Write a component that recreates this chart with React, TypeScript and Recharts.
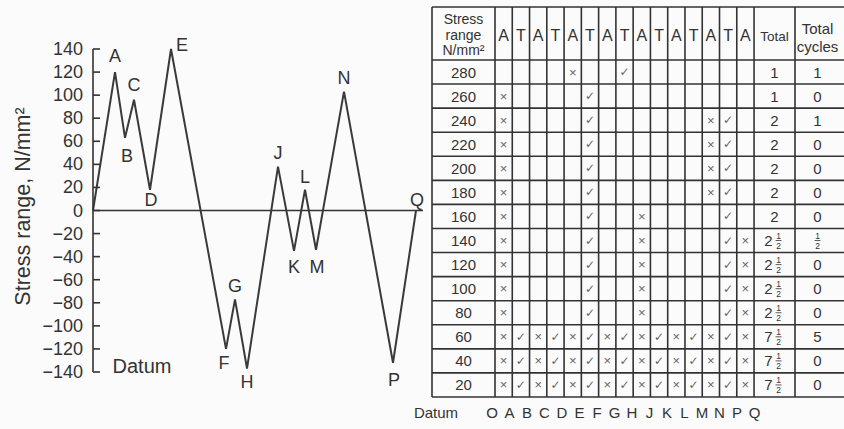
import { LineChart, Line, XAxis, YAxis, ReferenceLine, LabelList } from "recharts";

// turning points of the stress history
const pointNames = ["O", "A", "B", "C", "D", "E", "F", "G", "H", "J", "K", "L", "M", "N", "P", "Q"];
const timeSteps = [0, 22, 32, 41, 57, 78, 133, 142, 154, 185, 201, 212, 223, 251, 300, 323];
const stressValues = [0, 120, 63, 96, 18, 140, -120, -77, -137, 38, -35, 18, -34, 103, -132, 0];
const stressTicks = [140, 120, 100, 80, 60, 40, 20, 0, -20, -40, -60, -80, -100, -120, -140];

// counting table
const columnHeads = ["A", "T", "A", "T", "A", "T", "A", "T", "A", "T", "A", "T", "A", "T", "A"];
const rangeLevels = [280, 260, 240, 220, 200, 180, 160, 140, 120, 100, 80, 60, 40, 20];
// x = crossed on ascent, v = crossed on descent
const rowMarks = [
  "....x..v.......",
  "x....v.........",
  "x....v......xv.",
  "x....v......xv.",
  "x....v......xv.",
  "x....v......xv.",
  "x....v..x....v.",
  "x....v..x....vx",
  "x....v..x....vx",
  "x....v..x....vx",
  "x....v..x....vx",
  "xvxvxvxvxvxvxvx",
  "xvxvxvxvxvxvxvx",
  "xvxvxvxvxvxvxvx",
];
const rowTotals = ["1", "1", "2", "2", "2", "2", "2", "2½", "2½", "2½", "2½", "7½", "7½", "7½"];
const rowCycles = ["1", "0", "1", "0", "0", "0", "0", "½", "0", "0", "0", "5", "0", "0"];

const data = pointNames.map((name, i) => ({ name, t: timeSteps[i], s: stressValues[i] }));

const INK = "#333";
const FONT = "'Liberation Sans', Arial, sans-serif";

// where each turning-point letter sits relative to its vertex
const labelOffset = {
  A: [0, -16], B: [2, 18], C: [0, -15], D: [1, 10], E: [11, -4], F: [-2, 14],
  G: [0, -13], H: [0, 13], J: [0, -14], K: [0, 16], L: [0, -13], M: [1, 17],
  N: [0, -14], P: [1, 17], Q: [1, -11],
};

const minus = (v: number) => String(v).replace("-", "\u2212");

// ticks point inwards, label sits outside
const StressTick = ({ x, y, payload }: any) => (
  <g>
    <path d={`M${x + 10},${y}h7`} stroke={INK} strokeWidth={1.6} fill="none" />
    <text x={x} y={y} textAnchor="end" dominantBaseline="central" fontSize={18} fill={INK} fontFamily={FONT}>
      {minus(payload.value)}
    </text>
  </g>
);

const PointLabel = (props: any) => {
  const { x, y, value } = props;
  const off = labelOffset[value];
  if (!off) return null;
  return (
    <text x={x + off[0]} y={y + off[1]} textAnchor="middle" dominantBaseline="central" fontSize={18} fill={INK} fontFamily={FONT}>
      {value}
    </text>
  );
};

const AxisTitle = ({ viewBox }: any) => {
  const cx = viewBox.x + 23;
  const cy = viewBox.y + viewBox.height / 2 - 4;
  return (
    <text x={cx} y={cy} transform={`rotate(-90, ${cx}, ${cy})`} textAnchor="middle" dominantBaseline="central" fontSize={21.5} fill={INK} fontFamily={FONT}>
      Stress range, N/mm²
    </text>
  );
};

// whole number with a stacked ½
const Mixed = ({ x, y, text }: { x: number; y: number; text: string }) => {
  const half = text.includes("½");
  const whole = text.replace("½", "");
  if (!half) {
    return (
      <text x={x} y={y} textAnchor="middle" dominantBaseline="central" fontSize={15} fill={INK}>{whole}</text>
    );
  }
  const fx = whole ? x + 4 : x;
  return (
    <g fill={INK}>
      {whole && <text x={x - 6} y={y} textAnchor="middle" dominantBaseline="central" fontSize={15}>{whole}</text>}
      <text x={fx} y={y - 5} textAnchor="middle" dominantBaseline="central" fontSize={8.5}>1</text>
      <line x1={fx - 3} x2={fx + 3} y1={y} y2={y} stroke={INK} strokeWidth={0.8} />
      <text x={fx} y={y + 5.5} textAnchor="middle" dominantBaseline="central" fontSize={8.5}>2</text>
    </g>
  );
};

const CycleTable = () => {
  const left = 432;
  const stressRight = 495;
  const colW = 17.27;
  const marksRight = stressRight + colW * columnHeads.length;
  const totalRight = 795;
  const right = 846;
  const top = 7;
  const headBottom = 60;
  const rowH = 24.07;
  const bottom = headBottom + rowH * rangeLevels.length;
  const totalX = (marksRight + totalRight) / 2;
  const cyclesX = (totalRight + right) / 2 - 3;
  const stressX = (left + stressRight) / 2;

  return (
    <svg width={844} height={429} style={{ position: "absolute", left: 0, top: 0 }} fontFamily={FONT}>
      {/* grid */}
      {[top, headBottom, ...rangeLevels.map((_, i) => headBottom + rowH * (i + 1))].map((y, i) => (
        <line key={`h${i}`} x1={left} x2={right} y1={y} y2={y} stroke={INK} strokeWidth={1.6} />
      ))}
      {[left, stressRight, ...columnHeads.map((_, i) => stressRight + colW * (i + 1)), totalRight].map((x, i) => (
        <line key={`v${i}`} x1={x} x2={x} y1={top} y2={bottom} stroke={INK} strokeWidth={1.6} />
      ))}

      {/* header */}
      {["Stress", "range", "N/mm²"].map((s, i) => (
        <text key={s} x={stressX} y={19 + i * 15.5} textAnchor="middle" dominantBaseline="central" fontSize={14} fill={INK}>{s}</text>
      ))}
      {columnHeads.map((h, i) => (
        <text key={`c${i}`} x={stressRight + colW * (i + 0.5)} y={35} textAnchor="middle" dominantBaseline="central" fontSize={16} fill={INK}>{h}</text>
      ))}
      <text x={totalX} y={36} textAnchor="middle" dominantBaseline="central" fontSize={13.5} fill={INK}>Total</text>
      <text x={cyclesX} y={28} textAnchor="middle" dominantBaseline="central" fontSize={15} fill={INK}>Total</text>
      <text x={cyclesX} y={46} textAnchor="middle" dominantBaseline="central" fontSize={15} fill={INK}>cycles</text>

      {/* rows */}
      {rangeLevels.map((lvl, r) => {
        const cy = headBottom + rowH * (r + 0.5);
        return (
          <g key={lvl}>
            <text x={stressX} y={cy} textAnchor="middle" dominantBaseline="central" fontSize={15} fill={INK}>{lvl}</text>
            {rowMarks[r].split("").map((m, c) =>
              m === "." ? null : (
                <text
                  key={c}
                  x={stressRight + colW * (c + 0.5)}
                  y={cy}
                  textAnchor="middle"
                  dominantBaseline="central"
                  fontSize={m === "x" ? 13 : 12}
                  fontFamily={m === "x" ? FONT : "'DejaVu Sans', sans-serif"}
                  fill="#666"
                >
                  {m === "x" ? "×" : "✓"}
                </text>
              )
            )}
            <Mixed x={totalX} y={cy} text={rowTotals[r]} />
            <Mixed x={cyclesX} y={cy} text={rowCycles[r]} />
          </g>
        );
      })}

      {/* datum row */}
      <text x={436} y={412} textAnchor="middle" dominantBaseline="central" fontSize={15} fill={INK}>Datum</text>
      {pointNames.map((n, i) => (
        <text key={n} x={492 + i * 17.5} y={412} textAnchor="middle" dominantBaseline="central" fontSize={15} fill={INK}>{n}</text>
      ))}

      {/* datum note on the history plot */}
      <text x={142} y={366} textAnchor="middle" dominantBaseline="central" fontSize={20} fill={INK}>Datum</text>
    </svg>
  );
};

export default function App() {
  return (
    <div style={{ position: "absolute", left: 0, top: 0, width: 844, height: 429, background: "#fbfbfb", overflow: "hidden", fontFamily: FONT }}>
      <div style={{ position: "absolute", left: 0, top: 0 }}>
        <LineChart width={440} height={429} data={data} margin={{ top: 49, right: 17, bottom: 57, left: 0 }}>
          <XAxis type="number" dataKey="t" domain={[0, 330]} hide />
          <YAxis
            type="number"
            domain={[-140, 140]}
            ticks={stressTicks}
            interval={0}
            width={93}
            tickSize={0}
            tickMargin={10}
            tickLine={false}
            axisLine={{ stroke: INK, strokeWidth: 1.6 }}
            tick={<StressTick />}
            label={{ content: <AxisTitle /> }}
          />
          <ReferenceLine y={0} stroke={INK} strokeWidth={1.5} />
          <Line type="linear" dataKey="s" stroke="#3a3a3a" strokeWidth={2} dot={false} isAnimationActive={false}>
            <LabelList dataKey="name" content={<PointLabel />} />
          </Line>
        </LineChart>
      </div>
      <CycleTable />
    </div>
  );
}
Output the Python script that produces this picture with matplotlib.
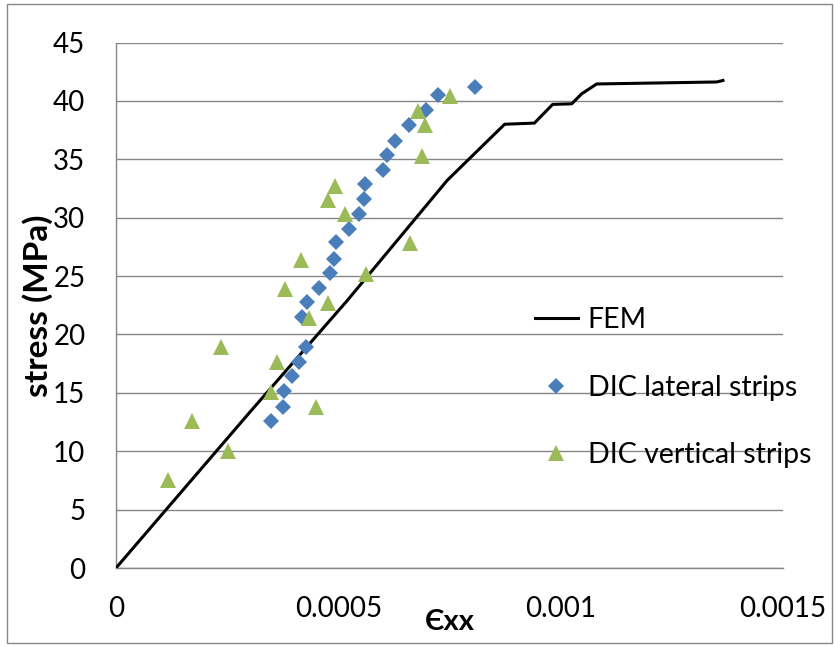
import numpy as np
import matplotlib.pyplot as plt
from matplotlib.patches import Rectangle

plt.rcParams['font.family'] = ['Lato', 'DejaVu Sans']

# FEM curve
fem_strain = [0, 3.0e-4, 5.2e-4, 7.45e-4, 8.74e-4, 9.41e-4, 9.82e-4, 1.025e-3,
              1.047e-3, 1.081e-3, 1.351e-3, 1.365e-3]
fem_stress = [0, 13.3, 22.9, 33.2, 38.0, 38.1, 39.7, 39.75,
              40.6, 41.45, 41.62, 41.75]

# DIC lateral strips
lat_strain = [8.08e-4, 7.25e-4, 6.98e-4, 6.60e-4, 6.28e-4, 6.09e-4, 6.00e-4, 5.60e-4,
              5.57e-4, 5.47e-4, 5.23e-4, 4.95e-4, 4.91e-4, 4.82e-4, 4.57e-4, 4.29e-4,
              4.19e-4, 4.27e-4, 4.11e-4, 3.95e-4, 3.77e-4, 3.76e-4, 3.48e-4]
lat_stress = [41.2, 40.5, 39.2, 37.9, 36.6, 35.4, 34.1, 32.9,
              31.6, 30.3, 29.0, 27.9, 26.5, 25.3, 24.0, 22.8,
              21.5, 18.9, 17.6, 16.4, 15.2, 13.8, 12.6]

# DIC vertical strips
ver_strain = [7.52e-4, 6.79e-4, 6.94e-4, 6.89e-4, 4.93e-4, 4.77e-4, 5.15e-4, 6.62e-4,
              4.17e-4, 5.62e-4, 3.79e-4, 4.77e-4, 4.33e-4, 2.37e-4, 3.62e-4, 3.49e-4,
              4.49e-4, 1.70e-4, 2.52e-4, 1.16e-4]
ver_stress = [40.4, 39.1, 37.9, 35.3, 32.7, 31.5, 30.3, 27.8,
              26.4, 25.2, 23.9, 22.7, 21.4, 18.9, 17.6, 15.1,
              13.8, 12.6, 10.0, 7.5]

grey = '#868686'

fig = plt.figure(figsize=(8.35, 6.47), dpi=100)
ax = fig.add_axes([0.1389, 0.1221, 0.7988, 0.8122])

ax.plot(fem_strain, fem_stress, color='black', lw=2.2, label='FEM', zorder=3)
ax.plot(lat_strain, lat_stress, ls='none', marker='D', ms=8, color='#4A7EBB',
        mew=0, label='DIC lateral strips', zorder=4)
ax.plot(ver_strain, ver_stress, ls='none', marker='^', ms=12, color='#9BBB59',
        mew=0, label='DIC vertical strips', zorder=4)

ax.set_xlim(0, 0.0015)
ax.set_ylim(0, 45)
ax.set_xticks([0, 0.0005, 0.001, 0.0015])
ax.set_xticklabels(['0', '0.0005', '0.001', '0.0015'])
ax.set_yticks(range(0, 46, 5))
ax.yaxis.grid(True, color=grey, lw=1)
ax.set_axisbelow(True)
ax.tick_params(length=0, labelsize=20, pad=20)
ax.tick_params(axis='y', pad=22)

for s in ['top', 'right']:
    ax.spines[s].set_visible(False)
for s in ['left', 'bottom']:
    ax.spines[s].set_color(grey)
    ax.spines[s].set_linewidth(1)

ax.set_xlabel('Єxx', fontsize=21, fontweight='bold')
ax.xaxis.set_label_coords(0.5, -0.078)
ax.set_ylabel('stress (MPa)', fontsize=24, fontweight='bold')
ax.yaxis.set_label_coords(-0.095, 0.5)

ax.legend(loc='upper left', bbox_to_anchor=(0.59, 0.545), frameon=False,
          fontsize=20.5, labelspacing=1.45, handlelength=1.5, handletextpad=0.35)

fig.patches.append(Rectangle((0.008, 0.006), 0.988, 0.988, transform=fig.transFigure,
                             fill=False, edgecolor=grey, lw=1))

fig.savefig('out.png', dpi=100)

====================

**WRITTEN TASK**
From the records above, copy only the lines running from the line containing "Output the Python" to the line containing "plt.rcParams['font.family'] = ['Lato', 'DejaVu", both ends included. Leave the pictures out.

**RESULT**
Output the Python script that produces this picture with matplotlib.
import numpy as np
import matplotlib.pyplot as plt
from matplotlib.patches import Rectangle

plt.rcParams['font.family'] = ['Lato', 'DejaVu Sans']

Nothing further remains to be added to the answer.